List each line of the data that holds the string "this", please.

EXCERPTED DATA ->
════════════════════
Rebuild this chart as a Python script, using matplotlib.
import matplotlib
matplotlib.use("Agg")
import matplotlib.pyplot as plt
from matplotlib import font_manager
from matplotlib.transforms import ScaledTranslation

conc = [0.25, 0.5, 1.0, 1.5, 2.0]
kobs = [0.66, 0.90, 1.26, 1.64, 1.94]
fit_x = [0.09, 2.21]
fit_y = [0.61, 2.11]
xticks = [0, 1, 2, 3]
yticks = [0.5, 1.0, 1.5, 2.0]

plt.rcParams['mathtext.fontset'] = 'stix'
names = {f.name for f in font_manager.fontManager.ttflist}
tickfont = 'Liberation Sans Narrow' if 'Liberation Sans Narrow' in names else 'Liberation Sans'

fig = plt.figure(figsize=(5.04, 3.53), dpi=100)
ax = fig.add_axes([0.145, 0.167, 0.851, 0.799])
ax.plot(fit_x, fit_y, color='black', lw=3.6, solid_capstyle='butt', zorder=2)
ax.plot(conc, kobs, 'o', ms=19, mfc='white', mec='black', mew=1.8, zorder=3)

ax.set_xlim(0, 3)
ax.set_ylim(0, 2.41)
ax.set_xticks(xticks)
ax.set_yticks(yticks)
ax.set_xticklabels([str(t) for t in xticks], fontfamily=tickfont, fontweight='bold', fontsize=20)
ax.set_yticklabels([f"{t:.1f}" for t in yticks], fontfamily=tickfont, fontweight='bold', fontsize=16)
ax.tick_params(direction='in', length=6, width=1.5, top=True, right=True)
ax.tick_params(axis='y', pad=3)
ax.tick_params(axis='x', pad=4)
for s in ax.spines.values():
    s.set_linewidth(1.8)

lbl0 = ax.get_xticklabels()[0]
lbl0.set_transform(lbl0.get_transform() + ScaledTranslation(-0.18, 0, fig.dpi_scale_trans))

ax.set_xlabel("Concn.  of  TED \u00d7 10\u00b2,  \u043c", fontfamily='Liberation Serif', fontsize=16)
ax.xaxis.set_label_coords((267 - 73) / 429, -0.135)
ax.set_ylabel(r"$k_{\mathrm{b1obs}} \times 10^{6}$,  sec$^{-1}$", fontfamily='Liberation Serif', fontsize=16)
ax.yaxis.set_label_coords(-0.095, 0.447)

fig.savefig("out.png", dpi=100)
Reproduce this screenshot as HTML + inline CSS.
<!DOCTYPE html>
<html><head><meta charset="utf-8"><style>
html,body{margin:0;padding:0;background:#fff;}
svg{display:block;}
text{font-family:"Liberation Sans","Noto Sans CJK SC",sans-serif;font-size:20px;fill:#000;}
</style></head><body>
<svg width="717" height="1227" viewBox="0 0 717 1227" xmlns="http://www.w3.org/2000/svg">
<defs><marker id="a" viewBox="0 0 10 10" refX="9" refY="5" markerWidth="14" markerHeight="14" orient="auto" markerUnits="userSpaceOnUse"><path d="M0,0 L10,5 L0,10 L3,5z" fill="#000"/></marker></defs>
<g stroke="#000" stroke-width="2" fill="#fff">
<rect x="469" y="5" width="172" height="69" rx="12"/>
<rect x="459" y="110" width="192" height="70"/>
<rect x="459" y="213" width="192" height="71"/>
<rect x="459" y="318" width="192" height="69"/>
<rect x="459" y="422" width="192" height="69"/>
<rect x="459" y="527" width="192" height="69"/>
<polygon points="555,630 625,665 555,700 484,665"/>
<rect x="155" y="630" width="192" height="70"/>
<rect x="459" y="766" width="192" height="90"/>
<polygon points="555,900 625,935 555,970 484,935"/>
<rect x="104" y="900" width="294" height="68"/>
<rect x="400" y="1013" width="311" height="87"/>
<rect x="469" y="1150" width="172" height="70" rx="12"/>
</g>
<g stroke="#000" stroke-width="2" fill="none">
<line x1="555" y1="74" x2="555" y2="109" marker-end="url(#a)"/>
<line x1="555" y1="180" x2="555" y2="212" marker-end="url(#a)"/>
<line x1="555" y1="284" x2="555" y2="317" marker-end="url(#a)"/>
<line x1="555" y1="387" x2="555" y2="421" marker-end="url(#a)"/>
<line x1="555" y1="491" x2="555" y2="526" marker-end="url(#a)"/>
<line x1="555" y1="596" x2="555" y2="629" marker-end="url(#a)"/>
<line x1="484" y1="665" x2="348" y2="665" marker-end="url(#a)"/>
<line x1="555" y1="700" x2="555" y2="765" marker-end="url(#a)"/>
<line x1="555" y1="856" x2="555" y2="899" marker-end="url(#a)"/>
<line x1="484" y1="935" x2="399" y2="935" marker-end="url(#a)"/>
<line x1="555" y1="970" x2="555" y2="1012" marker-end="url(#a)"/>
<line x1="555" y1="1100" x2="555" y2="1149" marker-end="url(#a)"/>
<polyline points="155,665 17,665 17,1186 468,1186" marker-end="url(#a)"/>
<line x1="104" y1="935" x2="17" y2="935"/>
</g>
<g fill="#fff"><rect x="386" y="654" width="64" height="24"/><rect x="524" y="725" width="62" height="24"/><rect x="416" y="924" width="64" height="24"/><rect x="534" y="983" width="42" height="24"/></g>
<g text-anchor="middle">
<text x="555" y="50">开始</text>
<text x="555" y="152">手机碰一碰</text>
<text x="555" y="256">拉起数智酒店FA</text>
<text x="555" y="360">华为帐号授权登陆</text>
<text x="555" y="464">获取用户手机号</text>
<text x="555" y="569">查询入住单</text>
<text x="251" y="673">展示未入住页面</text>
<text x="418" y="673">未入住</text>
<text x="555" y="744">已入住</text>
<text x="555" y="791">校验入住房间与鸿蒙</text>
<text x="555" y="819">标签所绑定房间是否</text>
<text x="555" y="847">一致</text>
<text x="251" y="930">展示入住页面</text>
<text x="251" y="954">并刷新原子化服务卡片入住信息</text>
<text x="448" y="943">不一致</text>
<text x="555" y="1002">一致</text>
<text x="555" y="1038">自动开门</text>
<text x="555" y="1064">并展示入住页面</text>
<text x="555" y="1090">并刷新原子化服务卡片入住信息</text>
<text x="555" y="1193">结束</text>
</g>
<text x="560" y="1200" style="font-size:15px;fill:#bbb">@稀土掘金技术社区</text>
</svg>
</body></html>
════════════════════
CORRECT ANSWER ->
Rebuild this chart as a Python script, using matplotlib.
Reproduce this screenshot as HTML + inline CSS.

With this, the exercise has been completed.